BIM37765 - Wholly & exclusively: duality of, or non-trade, purpose: loans/advances to others: architect buying shares in client companies
Professional investing in customers to secure business
In addition to the question of whether the loan or advance was made wholly and exclusively for the purpose of the claimant’s trade you should also bear in mind that the expenditure may be ruled out because it is capital.
In the case of Stott v Hoddinott  7TC85 Stott was an architect conducting a practice based in Oldham in Lancashire. Although not making direct loans, Stott claimed that he had to assist the companies to whom he provided his professional services. He did this by investing in the companies concerned by buying shares. When the shares were realised (in part to fund share purchases in similar circumstances) he realised a loss, which he claimed as an allowable expense of his profession.
The Commissioners found that Stott was not a dealer in shares and that it was not a part of his profession to deal in shares and that the losses on sales by him of shares so taken up by him were a loss on capital.
Atkin, J reminds us that what you have to do is to ascertain (in accordance with normal commercial principles except in so far as overridden by statute) the profits for the year. In relation to the profession of architect the purchase of shares in a customer represented an investment of capital. In order to secure work, Stott was obliged to make such investments but that did not prevent the investments from being just that, investments.
For those who do not have ready access to tax case volumes, the part of Atkin J’s judgement on which the above guidance is based is set out below, 7TC lower half of page 91 and the upper half of page 92:
Now, it has to be remembered that what one is dealing with in this case is profits, and as if said in the last case, profits are to be ascertained according to ordinary commercial principles, except so far as you can find that those principles are modified or altered by the express words of the Statute, and applying the rules which are laid down in the Statute. I think it is quite plain that if, in fact that which has been done is an investment in the nature of capital, and that the loss that has been suffered is a loss in the nature of a capital loss, then such a loss could not properly be deducted when you are estimating the annual profits or gains for a particular year. In this case it appears to me that the Commissioners certainly have ample evidence before them upon which they could find that these losses were losses upon capital. They seem to have treated these payments for shares by Mr. Stott, as investments made by him from time to time in the Companies by whom he was employed. No doubt it was necessary for him to make such an investment if he was to secure the contracts. But that would not, in my view prevent the investments from being investments…

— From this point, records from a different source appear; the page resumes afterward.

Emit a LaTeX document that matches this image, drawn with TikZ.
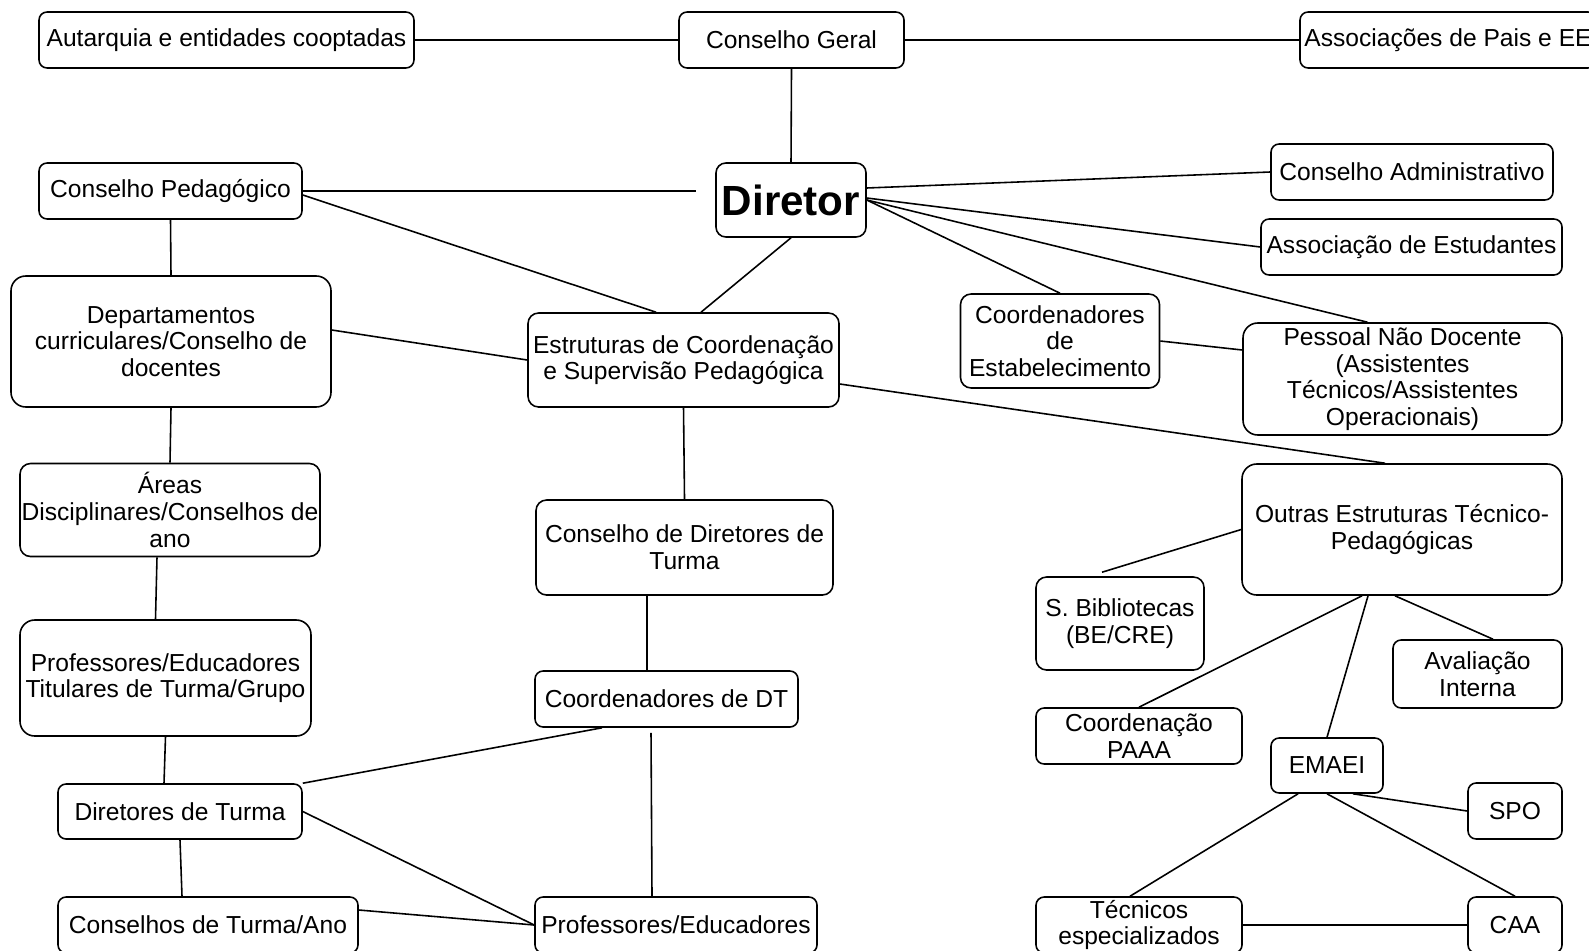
\documentclass[tikz,border=0pt]{standalone}
\usepackage{fontspec}
\setmainfont{Liberation Sans}
\usepackage{tikz}
\newcommand{\orgfont}{\fontsize{7}{7.6}\selectfont}

\begin{document}
\begin{tikzpicture}[font=\orgfont, line width=0.45pt,
  unit/.style={draw, rounded corners=2.3pt, align=center, inner sep=0pt},
  bigunit/.style={unit, rounded corners=4.2pt},
  sz/.style 2 args={minimum width=#1cm, minimum height=#2cm}]
  \useasboundingbox (0,0) rectangle (15.89,-9.50);
  % top row
  \node[unit, sz={3.75}{0.56}] (auta) at (2.265,-0.40) {Autarquia e entidades cooptadas};
  \node[unit, sz={2.25}{0.56}] (cgeral) at (7.915,-0.40) {Conselho Geral};
  \node[unit, sz={2.96}{0.56}] (apais) at (14.48,-0.40) {Associações de Pais e EE};
  % director and its direct units
  \node[unit, rounded corners=2.8pt, sz={1.50}{0.74}, font=\fontsize{12}{14}\selectfont\bfseries] (dir) at (7.91,-2.00) {Diretor};
  \node[unit, sz={2.63}{0.56}] (cped) at (1.705,-1.91) {Conselho Pedagógico};
  \node[unit, sz={2.82}{0.56}] (cadm) at (14.12,-1.72) {Conselho Administrativo};
  \node[unit, sz={3.01}{0.56}] (aest) at (14.115,-2.47) {Associação de Estudantes};
  \node[bigunit, sz={3.20}{1.31}] (dep) at (1.71,-3.415) {Departamentos\\curriculares/Conselho de\\docentes};
  \node[unit, rounded corners=3pt, sz={3.11}{0.94}] (est) at (6.835,-3.60) {Estruturas de Coordenação\\e Supervisão Pedagógica};
  \node[unit, rounded corners=3pt, sz={1.99}{0.94}] (coest) at (10.60,-3.41) {Coordenadores\\de\\Estabelecimento};
  \node[bigunit, sz={3.19}{1.12}] (pnd) at (14.025,-3.79) {Pessoal Não Docente\\(Assistentes\\Técnicos/Assistentes\\Operacionais)};
  % left columns
  \node[unit, rounded corners=3pt, sz={3.00}{0.93}] (areas) at (1.70,-5.10) {Áreas\\Disciplinares/Conselhos de\\ano};
  \node[unit, rounded corners=3pt, sz={2.97}{0.95}] (cdt) at (6.845,-5.475) {Conselho de Diretores de\\Turma};
  \node[bigunit, sz={2.91}{1.16}] (proft) at (1.655,-6.78) {Professores/Educadores\\Titulares de Turma/Grupo};
  \node[unit, sz={2.63}{0.56}] (coordt) at (6.665,-6.99) {Coordenadores de DT};
  \node[unit, sz={2.44}{0.55}] (dturma) at (1.80,-8.115) {Diretores de Turma};
  \node[unit, sz={3.00}{0.56}] (cturma) at (2.08,-9.25) {Conselhos de Turma/Ano};
  \node[unit, sz={2.82}{0.56}] (profe) at (6.76,-9.25) {Professores/Educadores};
  % technical-pedagogical structures
  \node[bigunit, sz={3.20}{1.31}] (outras) at (14.02,-5.295) {Outras Estruturas Técnico-\\Pedagógicas};
  \node[unit, rounded corners=3pt, sz={1.68}{0.93}] (sbib) at (11.20,-6.235) {S. Bibliotecas\\(BE/CRE)};
  \node[unit, sz={1.69}{0.68}] (aval) at (14.775,-6.74) {Avaliação\\Interna};
  \node[unit, sz={2.06}{0.56}] (paaa) at (11.39,-7.36) {Coordenação\\PAAA};
  \node[unit, sz={1.12}{0.55}] (emaei) at (13.27,-7.655) {EMAEI};
  \node[unit, sz={0.94}{0.56}] (spo) at (15.15,-8.11) {SPO};
  \node[unit, sz={2.06}{0.56}] (tec) at (11.39,-9.25) {Técnicos\\especializados};
  \node[unit, sz={0.94}{0.56}] (caa) at (15.15,-9.25) {CAA};
  % links at the top
  \draw (auta.east) -- (cgeral.west);
  \draw (cgeral.east) -- (apais.west);
  \draw (cgeral.south) -- (dir.north);
  \draw (cped.east) -- ([xshift=-0.19cm]cped.east -| dir.west);
  \draw ([yshift=-0.04cm]cped.east) -- ([xshift=-0.275cm]est.north);
  \draw (dir.south) -- ([xshift=0.175cm]est.north);
  \draw ([yshift=0.12cm]dir.east) -- (cadm.west);
  \draw ([yshift=0.02cm]dir.east) -- (aest.west);
  \draw (dir.east) -- (coest.north);
  \draw (dir.east) -- ([xshift=-0.35cm]pnd.north);
  \draw (coest.east) -- ([yshift=0.29cm]pnd.west);
  % pedagogical side
  \draw (cped.south) -- (dep.north);
  \draw ([yshift=0.115cm]dep.east) -- (est.west);
  \draw (dep.south) -- (areas.north);
  \draw ([xshift=-0.13cm]areas.south) -- ([xshift=-0.10cm]proft.north);
  \draw (proft.south) -- ([xshift=-0.16cm]dturma.north);
  \draw (dturma.south) -- ([xshift=-0.26cm]cturma.north);
  \draw (est.south) -- (cdt.north);
  \draw ([xshift=-0.375cm]cdt.south) -- ([xshift=-0.195cm]coordt.north);
  \draw ([xshift=-0.645cm]coordt.south) -- (dturma.north east);
  \draw ([xshift=-0.155cm, yshift=-0.05cm]coordt.south) -- ([xshift=-0.24cm]profe.north);
  \draw (dturma.east) -- (profe.west);
  \draw ([yshift=0.15cm]cturma.east) -- (profe.west);
  % technical-pedagogical side
  \draw ([yshift=-0.24cm]est.east) -- ([xshift=-0.17cm]outras.north);
  \draw (outras.west) -- ([xshift=-0.18cm, yshift=0.04cm]sbib.north);
  \draw ([xshift=-0.40cm]outras.south) -- (paaa.north);
  \draw ([xshift=-0.34cm]outras.south) -- (emaei.north);
  \draw ([xshift=-0.07cm]outras.south) -- ([xshift=0.155cm]aval.north);
  \draw ([xshift=0.26cm]emaei.south) -- (spo.west);
  \draw (emaei.south) -- (caa.north);
  \draw ([xshift=-0.29cm]emaei.south) -- ([xshift=-0.09cm]tec.north);
  \draw (tec.east) -- (caa.west);
\end{tikzpicture}
\end{document}
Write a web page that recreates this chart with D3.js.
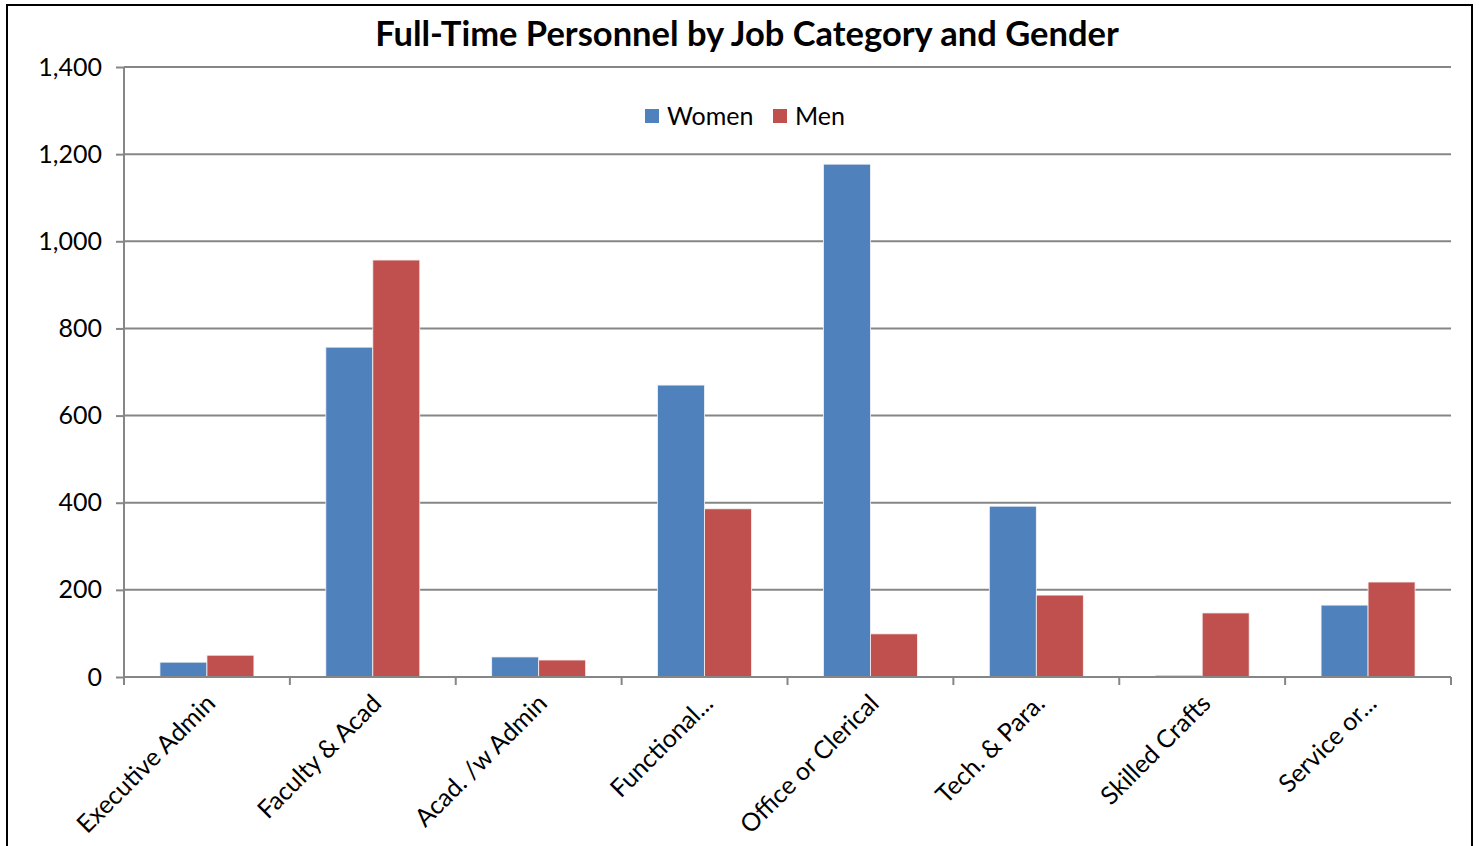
<!DOCTYPE html>
<html><head><meta charset="utf-8">
<script src="https://cdn.jsdelivr.net/npm/d3@7"></script>
<style>
html,body{margin:0;padding:0;background:#fff;}
text{font-family:Lato,"Open Sans",sans-serif;}
</style></head>
<body>
<svg id="c" width="1479" height="846"></svg>
<script>
const categories = ["Executive Admin","Faculty & Acad","Acad. /w Admin","Functional...","Office or Clerical","Tech. & Para.","Skilled Crafts","Service or..."];
const women = [34, 757, 46, 670, 1177, 392, 4, 165];
const men = [50, 957, 39, 386, 99, 188, 147, 218];
const seriesNames = ["Women","Men"];
const seriesColors = ["#4F81BD","#C0504D"];
const yTicks = [0,200,400,600,800,1000,1200,1400];

(function(){
const svg = d3.select("#c");
svg.append("rect").attr("x",7).attr("y",5).attr("width",1465).attr("height",860)
  .attr("fill","#fff").attr("stroke","#000").attr("stroke-width",2);

const pL=124, pR=1451, pT=67, pB=677;
const x = d3.scaleBand().domain(categories).range([pL,pR]).paddingInner(0).paddingOuter(0);
const y = d3.scaleLinear().domain([0,1400]).range([pB,pT]);
const xs = d3.scaleBand().domain(seriesNames).range([0,x.bandwidth()]).paddingInner(0).paddingOuter(0.765);

// gridlines
svg.append("g").selectAll("line").data(yTicks.filter(d=>d>0)).join("line")
  .attr("x1",pL).attr("x2",pR).attr("y1",d=>y(d)).attr("y2",d=>y(d))
  .attr("stroke","#868686").attr("stroke-width",2);

// y axis
const ya = svg.append("g").attr("transform",`translate(${pL},0)`)
  .call(d3.axisLeft(y).tickValues(yTicks).tickFormat(d3.format(",")).tickSize(8).tickPadding(14));
ya.select(".domain").attr("stroke","#868686").attr("stroke-width",2).attr("d",`M0,${pT}V${pB}`);
ya.selectAll(".tick line").attr("stroke","#868686").attr("stroke-width",2);
ya.selectAll(".tick text").attr("font-size",25).attr("fill","#000").attr("font-family","Lato,'Open Sans',sans-serif");

// bars
const data = categories.map((c,i)=>({c, vals:[women[i],men[i]]}));
const g = svg.append("g");
g.selectAll("g").data(data).join("g").attr("transform",d=>`translate(${x(d.c)},0)`)
  .selectAll("rect").data(d=>d.vals.map((v,j)=>({v,s:seriesNames[j],j}))).join("rect")
  .attr("x",d=>xs(d.s)).attr("width",xs.bandwidth())
  .attr("y",d=>y(d.v)).attr("height",d=>pB-y(d.v))
  .attr("fill",d=>seriesColors[d.j]).attr("stroke","#f4f4f4").attr("stroke-width",0.8);

// x axis
const xa = svg.append("g").attr("transform",`translate(0,${pB})`)
  .call(d3.axisBottom(x).tickSize(0).tickFormat(""));
xa.select(".domain").attr("stroke","#868686").attr("stroke-width",2).attr("d",`M${pL},0H${pR}`);
const bounds = d3.range(categories.length+1).map(i=>pL+i*x.step());
svg.append("g").selectAll("line").data(bounds).join("line")
  .attr("x1",d=>d).attr("x2",d=>d).attr("y1",pB).attr("y2",pB+8)
  .attr("stroke","#868686").attr("stroke-width",2);
svg.append("g").selectAll("text").data(categories).join("text")
  .attr("transform",d=>`translate(${x(d)+x.bandwidth()/2+10},${pB+28}) rotate(-45)`)
  .attr("text-anchor","end").attr("font-size",25).attr("fill","#000").text(d=>d);

// title
svg.append("text").attr("x",747).attr("y",46).attr("text-anchor","middle")
  .attr("font-size",34.5).attr("font-weight","bold").attr("fill","#000")
  .text("Full-Time Personnel by Job Category and Gender");

// legend
const lg = svg.append("g");
const legX = [645, 773];
seriesNames.forEach((s,i)=>{
  lg.append("rect").attr("x",legX[i]).attr("y",109).attr("width",14).attr("height",14).attr("fill",seriesColors[i]);
  lg.append("text").attr("x",legX[i]+22).attr("y",125).attr("font-size",25).attr("fill","#000").text(s);
});
})();
</script>
</body></html>
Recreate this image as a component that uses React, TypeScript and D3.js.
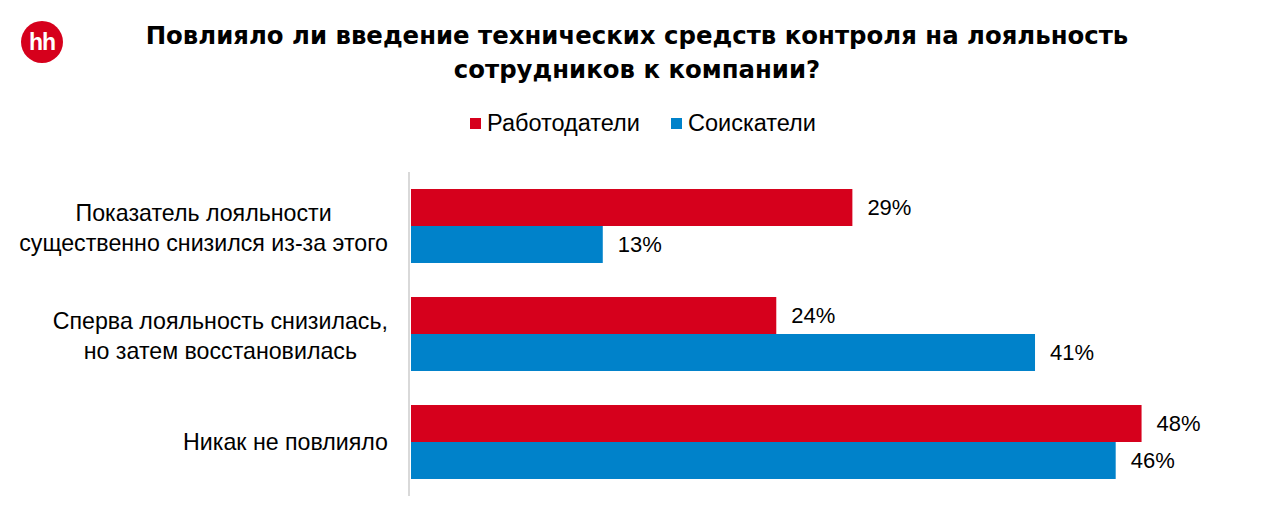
import React from "react";
import * as d3 from "d3";

const categories = [
  ["Показатель лояльности", "существенно снизился из-за этого"],
  ["Сперва лояльность снизилась,", "но затем восстановилась"],
  ["Никак не повлияло"],
];
const seriesNames = ["Работодатели", "Соискатели"];
const employers = [29, 24, 48];
const seekers = [12.6, 41, 46.3];
const seriesValues = [employers, seekers];
const colors = ["#D6001C", "#0082CA"];
const titleLines = [
  "Повлияло ли введение технических средств контроля на лояльность",
  "сотрудников к компании?",
];

const W = 1274;
const H = 520;

export default function App() {
  const x = d3.scaleLinear().domain([0, 50]).range([410, 1171]);
  const y = d3
    .scaleBand<number>()
    .domain(categories.map((_, i) => i))
    .range([172, 496])
    .paddingInner(0.315)
    .paddingOuter(0.1575);
  const inner = d3
    .scaleBand<number>()
    .domain(seriesNames.map((_, i) => i))
    .range([0, y.bandwidth()]);

  const labelFont = "Liberation Sans, Arial, sans-serif";

  const canvas = typeof document !== "undefined" ? document.createElement("canvas") : null;
  const ctx = canvas ? canvas.getContext("2d") : null;
  const measure = (t: string, size: number) => {
    if (!ctx) return t.length * size * 0.5;
    ctx.font = `${size}px "Liberation Sans", Arial, sans-serif`;
    return ctx.measureText(t).width;
  };
  const catSize = 23.2;
  const labelRight = 388;
  const lineH = 30;

  return (
    <svg
      width={W}
      height={H}
      style={{ position: "absolute", left: 0, top: 0, display: "block", background: "#fff" }}
    >
      {/* logo */}
      <circle cx={42} cy={42} r={21} fill="#D6001C" />
      <text
        x={42}
        y={42}
        dy="0.35em"
        textAnchor="middle"
        fill="#fff"
        fontFamily={labelFont}
        fontWeight="bold"
        fontSize={23}
        letterSpacing={-1}
      >
        hh
      </text>

      {/* title */}
      {titleLines.map((t, i) => (
        <text
          key={i}
          x={637}
          y={44 + i * 34}
          textAnchor="middle"
          fontFamily="DejaVu Sans, sans-serif"
          fontWeight="bold"
          fontSize={24.4}
          fill="#000"
        >
          {t}
        </text>
      ))}

      {/* legend */}
      {seriesNames.map((s, i) => {
        const lx = i === 0 ? 470 : 671;
        return (
          <g key={s}>
            <rect x={lx} y={118} width={11} height={11} fill={colors[i]} />
            <text x={lx + 17} y={131} fontFamily={labelFont} fontSize={23.5} fill="#000">
              {s}
            </text>
          </g>
        );
      })}

      {/* axis line */}
      <line x1={409} x2={409} y1={172} y2={496} stroke="#D9D9D9" strokeWidth={2} />

      {/* bars */}
      {categories.map((_, ci) => (
        <g key={ci} transform={`translate(0,${y(ci)})`}>
          {seriesValues.map((vals, si) => {
            const v = vals[ci];
            const by = inner(si)!;
            const bh = inner.bandwidth();
            return (
              <g key={si}>
                <rect x={x(0) + 1} y={by} width={x(v) - x(0)} height={bh} fill={colors[si]} />
                <text
                  x={x(v) + 16}
                  y={by + bh / 2}
                  dy="0.36em"
                  fontFamily={labelFont}
                  fontSize={22}
                  fill="#000"
                >
                  {Math.round(v)}%
                </text>
              </g>
            );
          })}
        </g>
      ))}

      {/* category labels */}
      {categories.map((lines, ci) => {
        const maxW = Math.max(...lines.map((l) => measure(l, catSize)));
        const cx = labelRight - maxW / 2;
        const cy = y(ci)! + y.bandwidth() / 2;
        const start = cy - ((lines.length - 1) * lineH) / 2 + (lines.length > 1 ? 1.5 : 0);
        return (
          <text
            key={ci}
            textAnchor="middle"
            fontFamily={labelFont}
            fontSize={catSize}
            fill="#000"
          >
            {lines.map((l, li) => (
              <tspan key={li} x={cx} y={start + li * lineH} dy="0.35em">
                {l}
              </tspan>
            ))}
          </text>
        );
      })}
    </svg>
  );
}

…I do not think it is necessary to discuss the further question which has been raised by Mr. Montgomery [Stott’s counsel], as to whether or not this was not money wholly or exclusively laid out for the purpose of the business or whether it was not, on the other hand, a loss of capital employed or intended to be employed as capital in such trade, manufacturing, adventure or concern except that I ought to say this: Mr Montgomery argued that if this was capital, it was not capital employed in such trade manufacture, adventure, or concern, and therefore did not come within the prohibition. I think there are two answers to that: one is that that does not deal with the first principle which I laid down, that you have to ascertain profits in accordance with the ordinary commercial sense; secondly, that as it seems to me, once you have a finding that it is capital, if you find that it is employed in such trade, manufacture, adventure or concern, which must be the alternative to its being actually employed in such trade, manufacture, adventure or concern, I should have thought a fortiori it could not be brought in in estimating the profits and gains of the particular business.